Task brief:
Copy everything in the listing below word for word, apart from any images.

Collected material:
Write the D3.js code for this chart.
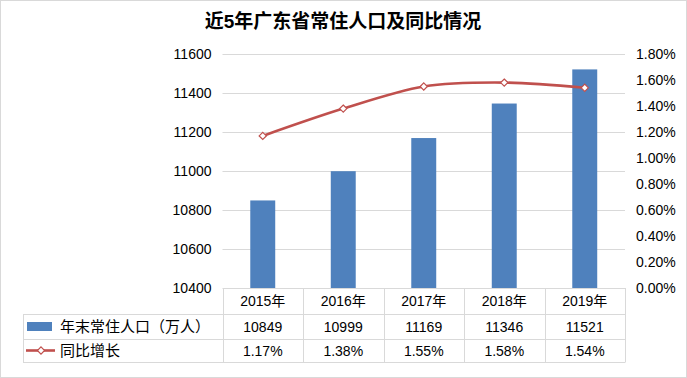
<!DOCTYPE html>
<html>
<head>
<meta charset="utf-8">
<script src="https://cdn.jsdelivr.net/npm/d3@7"></script>
<style>
  html, body { margin: 0; padding: 0; background: #fff; }
  #chart { width: 687px; height: 378px; }
  text { font-family: "Liberation Sans", "Noto Sans CJK SC", sans-serif; fill: #000; }
</style>
</head>
<body>
<div id="chart"></div>
<script>
// Population (bars, left axis) and YoY growth (smoothed line, right axis),
// with an Excel-style data table underneath the plot.
var years = ['2015年', '2016年', '2017年', '2018年', '2019年'];
var population = [10849, 10999, 11169, 11346, 11521];
var growth = [1.17, 1.38, 1.55, 1.58, 1.54];
var leftTicks = [10400, 10600, 10800, 11000, 11200, 11400, 11600];
var rightTicks = [0, 0.2, 0.4, 0.6, 0.8, 1.0, 1.2, 1.4, 1.6, 1.8];
var seriesNames = ['年末常住人口（万人）', '同比增长'];

(function () {
    var W = 687, H = 378;
    var barColor = '#4f81bd', lineColor = '#c0504d', gridColor = '#d9d9d9';
    var plot = { left: 222.5, right: 625, top: 54, bottom: 288 };
    var tableLeft = 23;
    var rowLines = [288, 314, 339, 362];

    var svg = d3.select('#chart').append('svg')
        .attr('width', W).attr('height', H);

    svg.append('rect')
        .attr('x', 0.5).attr('y', 0.5).attr('width', W - 1).attr('height', H - 1)
        .attr('fill', '#fff').attr('stroke', gridColor);

    var x = d3.scaleBand().domain(years).range([plot.left, plot.right]);
    var yL = d3.scaleLinear().domain([10400, 11600]).range([plot.bottom, plot.top]);
    var yR = d3.scaleLinear().domain([0, 1.8]).range([plot.bottom, plot.top]);

    // Title
    svg.append('text')
        .attr('x', 343).attr('y', 28)
        .attr('text-anchor', 'middle')
        .style('font-size', '19px').style('font-weight', 'bold')
        .text('近5年广东省常住人口及同比情况');

    // Gridlines
    svg.append('g').selectAll('line')
        .data(leftTicks.slice(1)).enter().append('line')
        .attr('x1', plot.left).attr('x2', plot.right)
        .attr('y1', function (d) { return Math.round(yL(d)) + 0.5; })
        .attr('y2', function (d) { return Math.round(yL(d)) + 0.5; })
        .attr('stroke', gridColor).attr('stroke-width', 1);

    // Left axis
    var axL = svg.append('g')
        .attr('transform', 'translate(' + (plot.left - 11) + ',0)')
        .call(d3.axisLeft(yL).tickValues(leftTicks).tickSize(0).tickPadding(0)
            .tickFormat(d3.format('d')));
    axL.select('.domain').remove();
    axL.selectAll('text').style('font-size', '14px').attr('dy', '0.35em')
        .style('font-family', '"Liberation Sans", sans-serif').attr('fill', '#000');

    // Right axis
    var axR = svg.append('g')
        .attr('transform', 'translate(' + (plot.right + 11) + ',0)')
        .call(d3.axisRight(yR).tickValues(rightTicks).tickSize(0).tickPadding(0)
            .tickFormat(function (d) { return d.toFixed(2) + '%'; }));
    axR.select('.domain').remove();
    axR.selectAll('text').style('font-size', '14px').attr('dy', '0.35em')
        .style('font-family', '"Liberation Sans", sans-serif').attr('fill', '#000');

    // Bars
    var barW = x.bandwidth() * 0.31;
    svg.append('g').selectAll('rect')
        .data(population).enter().append('rect')
        .attr('x', function (d, i) { return x(years[i]) + x.bandwidth() / 2 - barW / 2; })
        .attr('y', function (d) { return yL(d); })
        .attr('width', barW)
        .attr('height', function (d) { return yL(10400) - yL(d); })
        .attr('fill', barColor);

    // Smoothed growth line
    var cx = function (i) { return x(years[i]) + x.bandwidth() / 2; };
    var line = d3.line()
        .x(function (d, i) { return cx(i); })
        .y(function (d) { return yR(d); })
        .curve(d3.curveCardinal.tension(0.1));
    svg.append('path').datum(growth)
        .attr('d', line).attr('fill', 'none')
        .attr('stroke', lineColor).attr('stroke-width', 2.6)
        .attr('stroke-linecap', 'round');

    function diamond(sel, px, py) {
        var r = 3.6;
        sel.append('path')
            .attr('d', 'M' + px + ',' + (py - r) + 'L' + (px + r) + ',' + py +
                'L' + px + ',' + (py + r) + 'L' + (px - r) + ',' + py + 'Z')
            .attr('fill', '#fff').attr('stroke', lineColor).attr('stroke-width', 1.2);
    }
    growth.forEach(function (d, i) { diamond(svg, cx(i), yR(d)); });

    // Data table
    var tg = svg.append('g');
    rowLines.forEach(function (ry, k) {
        tg.append('line')
            .attr('x1', k === 0 ? plot.left : tableLeft).attr('x2', plot.right)
            .attr('y1', ry + 0.5).attr('y2', ry + 0.5)
            .attr('stroke', gridColor);
    });
    var colEdges = years.map(function (y) { return x(y); }).concat([plot.right]);
    colEdges.forEach(function (cxl) {
        tg.append('line')
            .attr('x1', Math.round(cxl) + 0.5).attr('x2', Math.round(cxl) + 0.5)
            .attr('y1', rowLines[0]).attr('y2', rowLines[3] + 0.5)
            .attr('stroke', gridColor);
    });
    tg.append('line')
        .attr('x1', tableLeft + 0.5).attr('x2', tableLeft + 0.5)
        .attr('y1', rowLines[1]).attr('y2', rowLines[3] + 0.5)
        .attr('stroke', gridColor);

    var rowMid = function (k) { return (rowLines[k] + rowLines[k + 1]) / 2; };
    var rows = [
        years,
        population.map(function (d) { return String(d); }),
        growth.map(function (d) { return d.toFixed(2) + '%'; })
    ];
    rows.forEach(function (vals, k) {
        tg.selectAll(null).data(vals).enter().append('text')
            .attr('x', function (d, i) { return cx(i); })
            .attr('y', rowMid(k)).attr('dy', '0.36em')
            .attr('text-anchor', 'middle')
            .style('font-size', '14px')
            .text(function (d) { return d; });
    });

    // Legend keys inside the table
    tg.append('rect')
        .attr('x', 27).attr('y', rowMid(1) - 4.5).attr('width', 25).attr('height', 9)
        .attr('fill', barColor);
    tg.append('line')
        .attr('x1', 26).attr('x2', 55).attr('y1', rowMid(2)).attr('y2', rowMid(2))
        .attr('stroke', lineColor).attr('stroke-width', 2.6);
    diamond(tg, 41, rowMid(2));
    seriesNames.forEach(function (name, k) {
        tg.append('text')
            .attr('x', 60).attr('y', rowMid(k + 1)).attr('dy', '0.36em')
            .style('font-size', '15px')
            .text(name);
    });
})();
</script>
</body>
</html>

Solved problem:
Write the D3.js code for this chart.
<!DOCTYPE html>
<html>
<head>
<meta charset="utf-8">
<script src="https://cdn.jsdelivr.net/npm/d3@7"></script>
<style>
  html, body { margin: 0; padding: 0; background: #fff; }
  #chart { width: 687px; height: 378px; }
  text { font-family: "Liberation Sans", "Noto Sans CJK SC", sans-serif; fill: #000; }
</style>
</head>
<body>
<div id="chart"></div>
<script>
// Population (bars, left axis) and YoY growth (smoothed line, right axis),
// with an Excel-style data table underneath the plot.
var years = ['2015年', '2016年', '2017年', '2018年', '2019年'];
var population = [10849, 10999, 11169, 11346, 11521];
var growth = [1.17, 1.38, 1.55, 1.58, 1.54];
var leftTicks = [10400, 10600, 10800, 11000, 11200, 11400, 11600];
var rightTicks = [0, 0.2, 0.4, 0.6, 0.8, 1.0, 1.2, 1.4, 1.6, 1.8];
var seriesNames = ['年末常住人口（万人）', '同比增长'];

(function () {
    var W = 687, H = 378;
    var barColor = '#4f81bd', lineColor = '#c0504d', gridColor = '#d9d9d9';
    var plot = { left: 222.5, right: 625, top: 54, bottom: 288 };
    var tableLeft = 23;
    var rowLines = [288, 314, 339, 362];

    var svg = d3.select('#chart').append('svg')
        .attr('width', W).attr('height', H);

    svg.append('rect')
        .attr('x', 0.5).attr('y', 0.5).attr('width', W - 1).attr('height', H - 1)
        .attr('fill', '#fff').attr('stroke', gridColor);

    var x = d3.scaleBand().domain(years).range([plot.left, plot.right]);
    var yL = d3.scaleLinear().domain([10400, 11600]).range([plot.bottom, plot.top]);
    var yR = d3.scaleLinear().domain([0, 1.8]).range([plot.bottom, plot.top]);

    // Title
    svg.append('text')
        .attr('x', 343).attr('y', 28)
        .attr('text-anchor', 'middle')
        .style('font-size', '19px').style('font-weight', 'bold')
        .text('近5年广东省常住人口及同比情况');

    // Gridlines
    svg.append('g').selectAll('line')
        .data(leftTicks.slice(1)).enter().append('line')
        .attr('x1', plot.left).attr('x2', plot.right)
        .attr('y1', function (d) { return Math.round(yL(d)) + 0.5; })
        .attr('y2', function (d) { return Math.round(yL(d)) + 0.5; })
        .attr('stroke', gridColor).attr('stroke-width', 1);

    // Left axis
    var axL = svg.append('g')
        .attr('transform', 'translate(' + (plot.left - 11) + ',0)')
        .call(d3.axisLeft(yL).tickValues(leftTicks).tickSize(0).tickPadding(0)
            .tickFormat(d3.format('d')));
    axL.select('.domain').remove();
    axL.selectAll('text').style('font-size', '14px').attr('dy', '0.35em')
        .style('font-family', '"Liberation Sans", sans-serif').attr('fill', '#000');

    // Right axis
    var axR = svg.append('g')
        .attr('transform', 'translate(' + (plot.right + 11) + ',0)')
        .call(d3.axisRight(yR).tickValues(rightTicks).tickSize(0).tickPadding(0)
            .tickFormat(function (d) { return d.toFixed(2) + '%'; }));
    axR.select('.domain').remove();
    axR.selectAll('text').style('font-size', '14px').attr('dy', '0.35em')
        .style('font-family', '"Liberation Sans", sans-serif').attr('fill', '#000');

    // Bars
    var barW = x.bandwidth() * 0.31;
    svg.append('g').selectAll('rect')
        .data(population).enter().append('rect')
        .attr('x', function (d, i) { return x(years[i]) + x.bandwidth() / 2 - barW / 2; })
        .attr('y', function (d) { return yL(d); })
        .attr('width', barW)
        .attr('height', function (d) { return yL(10400) - yL(d); })
        .attr('fill', barColor);

    // Smoothed growth line
    var cx = function (i) { return x(years[i]) + x.bandwidth() / 2; };
    var line = d3.line()
        .x(function (d, i) { return cx(i); })
        .y(function (d) { return yR(d); })
        .curve(d3.curveCardinal.tension(0.1));
    svg.append('path').datum(growth)
        .attr('d', line).attr('fill', 'none')
        .attr('stroke', lineColor).attr('stroke-width', 2.6)
        .attr('stroke-linecap', 'round');

    function diamond(sel, px, py) {
        var r = 3.6;
        sel.append('path')
            .attr('d', 'M' + px + ',' + (py - r) + 'L' + (px + r) + ',' + py +
                'L' + px + ',' + (py + r) + 'L' + (px - r) + ',' + py + 'Z')
            .attr('fill', '#fff').attr('stroke', lineColor).attr('stroke-width', 1.2);
    }
    growth.forEach(function (d, i) { diamond(svg, cx(i), yR(d)); });

    // Data table
    var tg = svg.append('g');
    rowLines.forEach(function (ry, k) {
        tg.append('line')
            .attr('x1', k === 0 ? plot.left : tableLeft).attr('x2', plot.right)
            .attr('y1', ry + 0.5).attr('y2', ry + 0.5)
            .attr('stroke', gridColor);
    });
    var colEdges = years.map(function (y) { return x(y); }).concat([plot.right]);
    colEdges.forEach(function (cxl) {
        tg.append('line')
            .attr('x1', Math.round(cxl) + 0.5).attr('x2', Math.round(cxl) + 0.5)
            .attr('y1', rowLines[0]).attr('y2', rowLines[3] + 0.5)
            .attr('stroke', gridColor);
    });
    tg.append('line')
        .attr('x1', tableLeft + 0.5).attr('x2', tableLeft + 0.5)
        .attr('y1', rowLines[1]).attr('y2', rowLines[3] + 0.5)
        .attr('stroke', gridColor);

    var rowMid = function (k) { return (rowLines[k] + rowLines[k + 1]) / 2; };
    var rows = [
        years,
        population.map(function (d) { return String(d); }),
        growth.map(function (d) { return d.toFixed(2) + '%'; })
    ];
    rows.forEach(function (vals, k) {
        tg.selectAll(null).data(vals).enter().append('text')
            .attr('x', function (d, i) { return cx(i); })
            .attr('y', rowMid(k)).attr('dy', '0.36em')
            .attr('text-anchor', 'middle')
            .style('font-size', '14px')
            .text(function (d) { return d; });
    });

    // Legend keys inside the table
    tg.append('rect')
        .attr('x', 27).attr('y', rowMid(1) - 4.5).attr('width', 25).attr('height', 9)
        .attr('fill', barColor);
    tg.append('line')
        .attr('x1', 26).attr('x2', 55).attr('y1', rowMid(2)).attr('y2', rowMid(2))
        .attr('stroke', lineColor).attr('stroke-width', 2.6);
    diamond(tg, 41, rowMid(2));
    seriesNames.forEach(function (name, k) {
        tg.append('text')
            .attr('x', 60).attr('y', rowMid(k + 1)).attr('dy', '0.36em')
            .style('font-size', '15px')
            .text(name);
    });
})();
</script>
</body>
</html>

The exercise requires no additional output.